Task description: Collect each line containing "this".

Figure scripts:
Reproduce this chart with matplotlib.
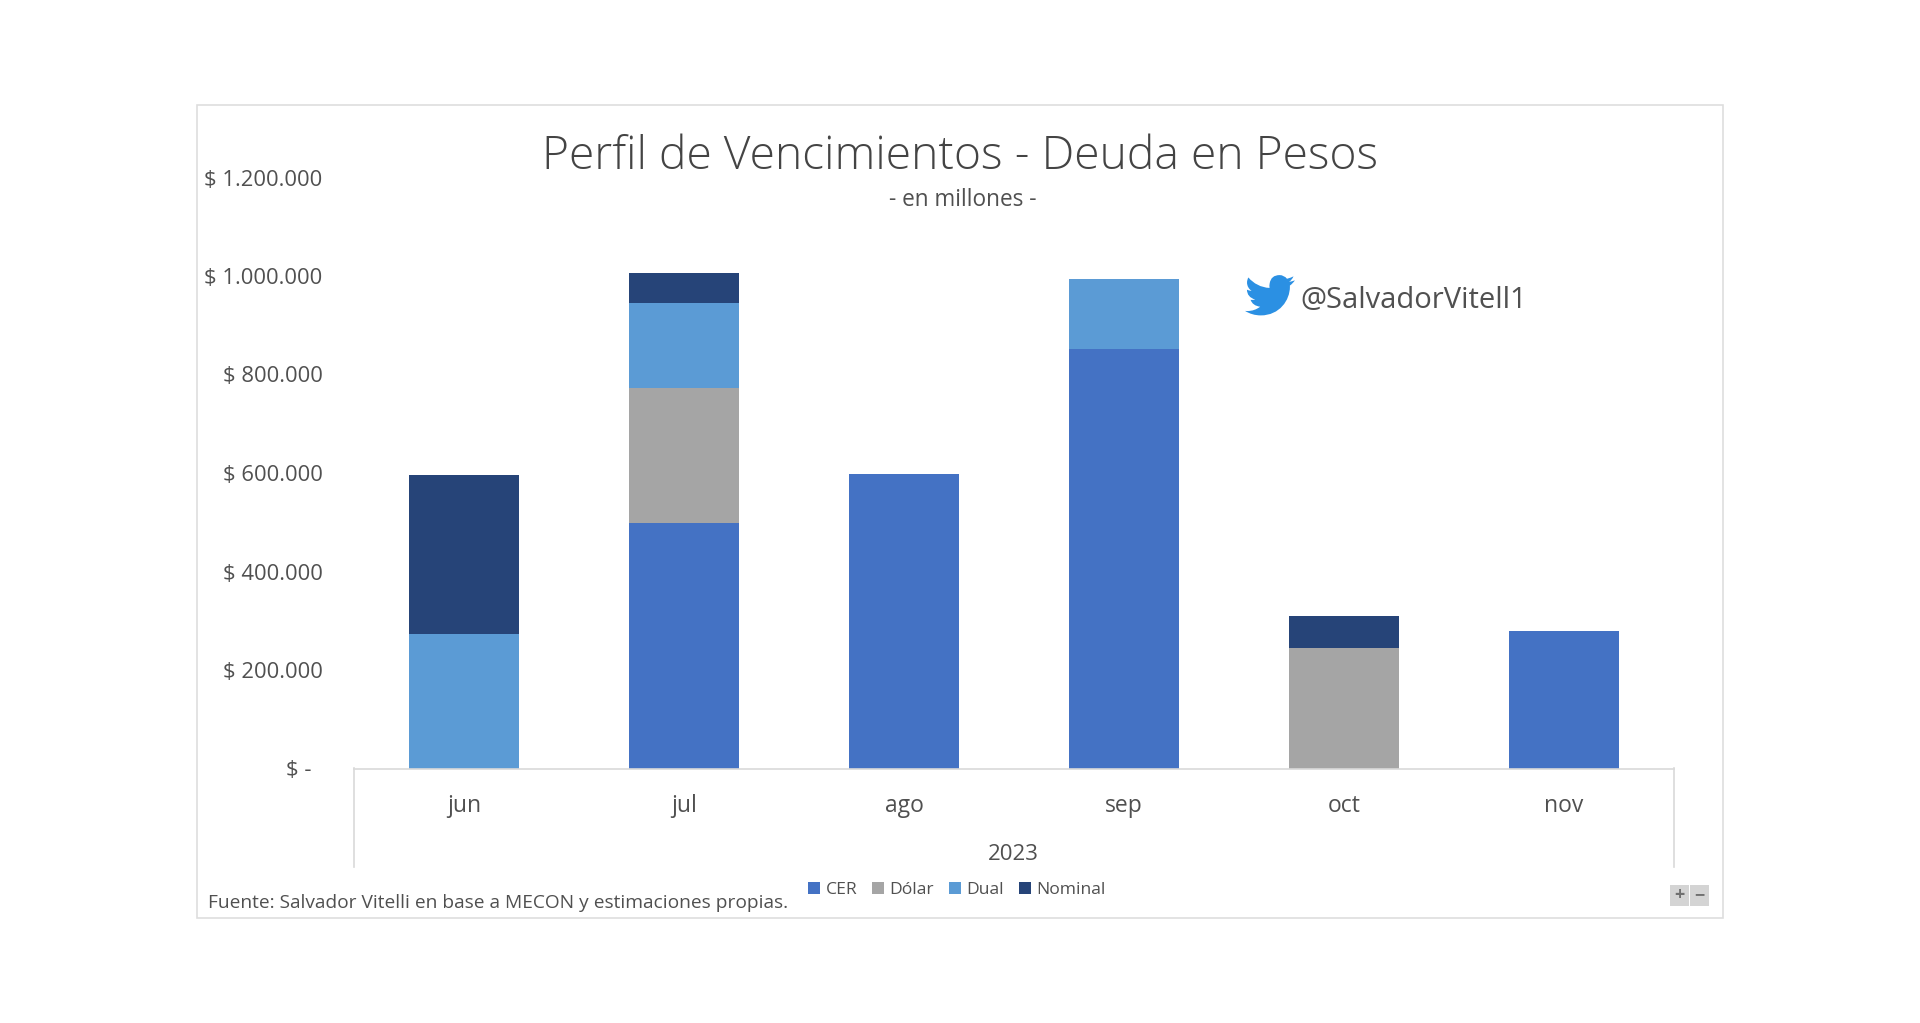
import matplotlib
matplotlib.use("Agg")
import matplotlib.pyplot as plt
import numpy as np
from matplotlib.patches import Rectangle, PathPatch
from matplotlib.path import Path
from matplotlib.lines import Line2D

plt.rcParams['font.family'] = ['Open Sans', 'Noto Sans', 'DejaVu Sans']

months = ["jun", "jul", "ago", "sep", "oct", "nov"]
series_names = ["CER", "Dólar", "Dual", "Nominal"]
cer = [0, 498000, 597000, 851000, 0, 279000]
dolar = [0, 274000, 0, 0, 244000, 0]
dual = [274000, 174000, 0, 142000, 0, 0]
nominal = [321000, 60000, 0, 0, 65000, 0]
colors = ["#4472C4", "#A5A5A5", "#5B9BD5", "#264478"]
yticks = [0, 200000, 400000, 600000, 800000, 1000000, 1200000]
ytick_labels = ["$ -  ", "$ 200.000", "$ 400.000", "$ 600.000", "$ 800.000", "$ 1.000.000", "$ 1.200.000"]

W, H = 1920, 1023
TXT = "#505050"
fig = plt.figure(figsize=(W / 100, H / 100), dpi=100, facecolor="white")

# full-figure overlay in pixel coordinates
ov = fig.add_axes([0, 0, 1, 1], zorder=3)
ov.set_xlim(0, W)
ov.set_ylim(H, 0)
ov.axis("off")
ov.patch.set_alpha(0)

ax = fig.add_axes([354 / W, 1 - 768.5 / H, (1674 - 354) / W, (768.5 - 177.5) / H], zorder=2)
ax.patch.set_alpha(0)
x = np.arange(len(months))
bottom = np.zeros(len(months))
handles = []
for name, vals, c in zip(series_names, [cer, dolar, dual, nominal], colors):
    b = ax.bar(x, vals, width=0.5, bottom=bottom, color=c, label=name)
    handles.append(b)
    bottom += np.array(vals)
ax.set_xlim(-0.5, 5.5)
ax.set_ylim(0, 1200000)
ax.set_yticks(yticks)
ax.set_yticklabels(ytick_labels, fontsize=15.8, color=TXT)
ax.set_xticks(x)
ax.set_xticklabels(months, fontsize=16.5, color=TXT)
ax.tick_params(axis="both", length=0)
ax.tick_params(axis="y", pad=22.5)
ax.tick_params(axis="x", pad=18.2)
for s in ["top", "right", "left"]:
    ax.spines[s].set_visible(False)
ax.spines["bottom"].set_color("#D9D9D9")
ax.spines["bottom"].set_linewidth(1.2)

# multi-level axis separators and outer frame
for px in (354, 1674):
    ov.add_line(Line2D([px, px], [768, 867], color="#D9D9D9", lw=1.2))
ov.add_patch(Rectangle((196.5, 104.5), 1526, 813, fill=False, ec="#DEDEDE", lw=1.2))

ov.text(960, 157, "Perfil de Vencimientos - Deuda en Pesos", fontsize=33.3,
        color="#444444", ha="center", va="center", fontweight="light")
ov.text(963, 200.5, "- en millones -", fontsize=16.3, color=TXT, ha="center", va="center")
ov.text(1013, 855, "2023", fontsize=16, color=TXT, ha="center", va="center")
ov.text(208, 903.5, "Fuente: Salvador Vitelli en base a MECON y estimaciones propias.",
        fontsize=13.75, color=TXT, ha="left", va="center")
ov.text(1300, 300, "@SalvadorVitell1", fontsize=21, color="#505050", ha="left", va="center")

leg = fig.legend(handles=handles, labels=series_names, loc="center", ncol=4, frameon=False,
                 bbox_to_anchor=(957 / W, 1 - 890 / H), fontsize=12.6, labelcolor=TXT,
                 handlelength=0.7, handleheight=0.7, handletextpad=0.3, columnspacing=0.85)

# Twitter bird logo
MO, C3, C4, CL = Path.MOVETO, Path.CURVE3, Path.CURVE4, Path.CLOSEPOLY
bird = [
    (MO, [(23.95, 4.57)]),
    (C3, [(22.6, 5.1), (21.13, 5.35)]),
    (C3, [(22.4, 4.6), (23.29, 2.62)]),
    (C3, [(22.3, 3.2), (20.16, 3.81)]),
    (C3, [(18.8, 2.0), (16.6, 2.0)]),
    (C3, [(12.5, 2.0), (11.85, 6.0)]),
    (C3, [(11.6, 7.2), (11.78, 8.29)]),
    (C4, [(7.69, 8.095), (4.067, 6.13), (1.64, 3.162)]),
    (C3, [(0.97, 4.2), (0.974, 5.637)]),
    (C4, [(0.974, 7.347), (1.844, 8.85), (3.162, 9.733)]),
    (C3, [(2.0, 9.7), (0.934, 9.117)]),
    (C3, [(0.95, 12.8), (4.88, 14.0)]),
    (C3, [(3.8, 14.3), (2.668, 14.09)]),
    (C3, [(3.6, 17.0), (7.272, 17.5)]),
    (C3, [(4.6, 19.6), (1.17, 19.61)]),
    (C3, [(0.6, 19.6), (0.0, 19.54)]),
    (C3, [(3.4, 21.75), (7.557, 21.75)]),
    (C4, [(16.61, 21.75), (21.555, 14.25), (21.555, 7.77)]),
    (C3, [(21.55, 7.4), (21.54, 7.14)]),
    (C3, [(23.0, 6.1), (23.95, 4.57)]),
]
verts, codes = [], []
for code, pts in bird:
    for p in pts:
        verts.append((1245 + p[0] * 50 / 24, 271 + p[1] * 49 / 24))
        codes.append(code)
verts.append(verts[0])
codes.append(CL)
ov.add_patch(PathPatch(Path(verts, codes), fc="#2B90E3", ec="none"))

# zoom buttons
for bx, sym in ((1670, "+"), (1690, "−")):
    ov.add_patch(Rectangle((bx, 885), 19, 21, fc="#D4D4D4", ec="none"))
    ov.text(bx + 9.5, 895, sym, fontsize=13, fontweight="bold", color="#707070", ha="center", va="center")

fig.savefig("out.png", dpi=100, facecolor="white")
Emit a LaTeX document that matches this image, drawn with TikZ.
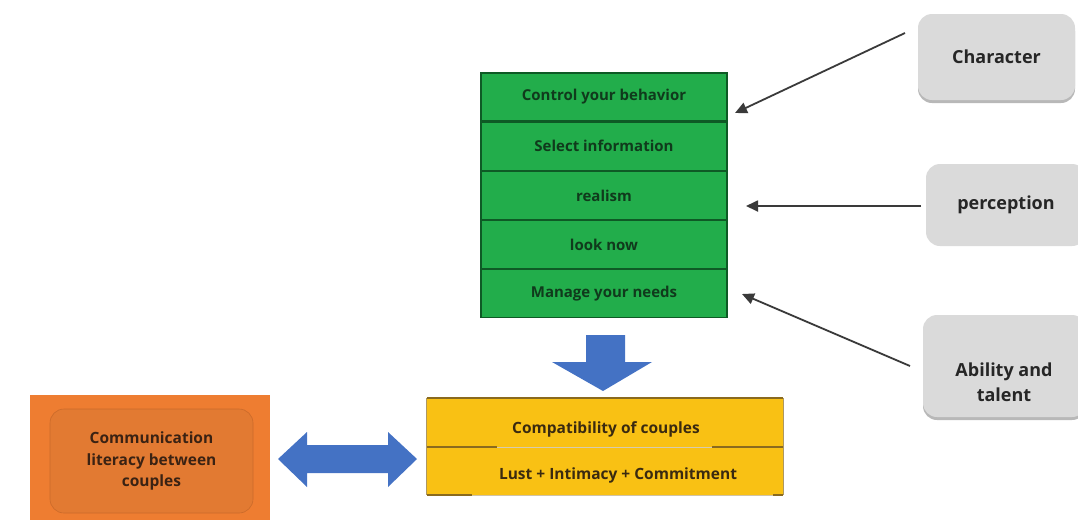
\documentclass[tikz,border=0pt]{standalone}
\usepackage{fontspec}
\setmainfont{Open Sans}
\usetikzlibrary{arrows.meta,positioning}
\definecolor{gfill}{HTML}{22AD4B}
\definecolor{gline}{HTML}{0E5A25}
\definecolor{gtext}{HTML}{103A1C}
\definecolor{gray1}{HTML}{DADADA}
\definecolor{gray2}{HTML}{B8B8B8}
\definecolor{ofill}{HTML}{EE7D31}
\definecolor{oinner}{HTML}{E27A32}
\definecolor{otext}{HTML}{3A2213}
\definecolor{yfill}{HTML}{F9C114}
\definecolor{yline}{HTML}{8A6A1E}
\definecolor{ytext}{HTML}{3A2A10}
\definecolor{bluea}{HTML}{4472C4}
\definecolor{arr}{HTML}{3A3A3A}
\tikzset{
  greenrow/.style={draw=gline, line width=1.2pt, fill=gfill, minimum width=246pt, minimum height=48pt, inner sep=0pt, text=gtext, font=\bfseries\fontsize{15}{18}\selectfont},
  graybox/.style={rounded corners=14pt, fill=gray1, inner sep=0pt, text=black!85, font=\bfseries\fontsize{18}{25}\selectfont, align=center},
  graytext/.style={text=black!85, font=\bfseries\fontsize{18}{25}\selectfont, align=center},
  conn/.style={draw=arr, line width=1.8pt, -{Triangle[length=12pt,width=11pt]}},
  bluearrow/.style={fill=bluea, draw=none},
}
\begin{document}
\begin{tikzpicture}[x=1pt,y=-1pt]
\useasboundingbox (0,0) rectangle (1078,523);
% green stack
\node[greenrow] (r1) at (604,97) {Control your behavior};
\node[greenrow, below=0pt of r1] (r2) {Select information};
\node[greenrow, below=0pt of r2] (r3) {realism};
\node[greenrow, below=0pt of r3] (r4) {look now};
\node[greenrow, below=0pt of r4] (r5) {Manage your needs};
% gray boxes
\fill[gray2, rounded corners=14pt] (918,17) rectangle (1075,103);
\node[graybox, minimum width=157pt, minimum height=86pt] (char) at (996.5,57) {Character};
\node[graybox, minimum width=160pt, minimum height=82pt] (perc) at (1006,205) {perception};
\fill[gray2, rounded corners=14pt] (923,319) rectangle (1086,420);
\node[graybox, minimum width=163pt, minimum height=102pt] (abil) at (1004.5,366) {};
\node[graytext] (abiltext) at (1004,382) {Ability and\\talent};
% connector free ends
\coordinate (c1) at (905,33);
\coordinate (t1) at (735,113);
\coordinate (c2) at (921,206);
\coordinate (t2) at (746,206);
\coordinate (c3) at (910,366);
\coordinate (t3) at (742,294);
\draw[conn] (c1) -- (t1);
\draw[conn] (c2) -- (t2);
\draw[conn] (c3) -- (t3);
% blue down arrow
\fill[bluearrow] (586,335) -- (625,335) -- (625,362) -- (652,362) -- (603,391) -- (552,362) -- (586,362) -- cycle;
% yellow box
\node[fill=yfill, minimum width=356pt, minimum height=97pt, inner sep=0pt] (yel) at (605,446.5) {};
\draw[yline, line width=1.6pt] (yel.north west) -- (yel.north east);
\draw[yline!70, line width=1pt] (yel.north west) -- (yel.south west);
\draw[yline!70, line width=1pt] (yel.north east) -- (yel.south east);
\draw[yline, line width=1.6pt] (yel.south west) -- ++(45,0);
\draw[yline, line width=1.6pt] (yel.south east) -- ++(-10,0);
\draw[yline!40, line width=0.8pt] ([xshift=45pt]yel.south west) -- ([xshift=-10pt]yel.south east);
\draw[yline, line width=1.6pt] (427,447) -- (497,447);
\draw[yline, line width=1.6pt] (712,447) -- (783,447);
\draw[yline!35, line width=0.8pt] (497,447) -- (712,447);
\node[text=ytext, font=\bfseries\fontsize{15.5}{18}\selectfont] (comp) at (606,429) {Compatibility of couples};
\node[text=ytext, font=\bfseries\fontsize{15.5}{18}\selectfont] (lust) at (618,475) {Lust + Intimacy + Commitment};
% orange box
\node[fill=ofill, minimum width=240pt, minimum height=125pt, inner sep=0pt] (org) at (150,457.5) {};
\node[fill=oinner, draw=ofill!85!black, line width=0.6pt, rounded corners=14pt, minimum width=203pt, minimum height=104pt, inner sep=0pt, text=otext, font=\bfseries\fontsize{15.5}{21.5}\selectfont, align=center] (comm) at (151.5,461) {Communication\\literacy between\\couples};
% blue double arrow
\fill[bluearrow] (278,459) -- (307,432) -- (307,445) -- (388,445) -- (388,432) -- (417,459) -- (388,487) -- (388,473) -- (307,473) -- (307,487) -- cycle;
\end{tikzpicture}
\end{document}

Response to the task:
Reproduce this chart with matplotlib.
Emit a LaTeX document that matches this image, drawn with TikZ.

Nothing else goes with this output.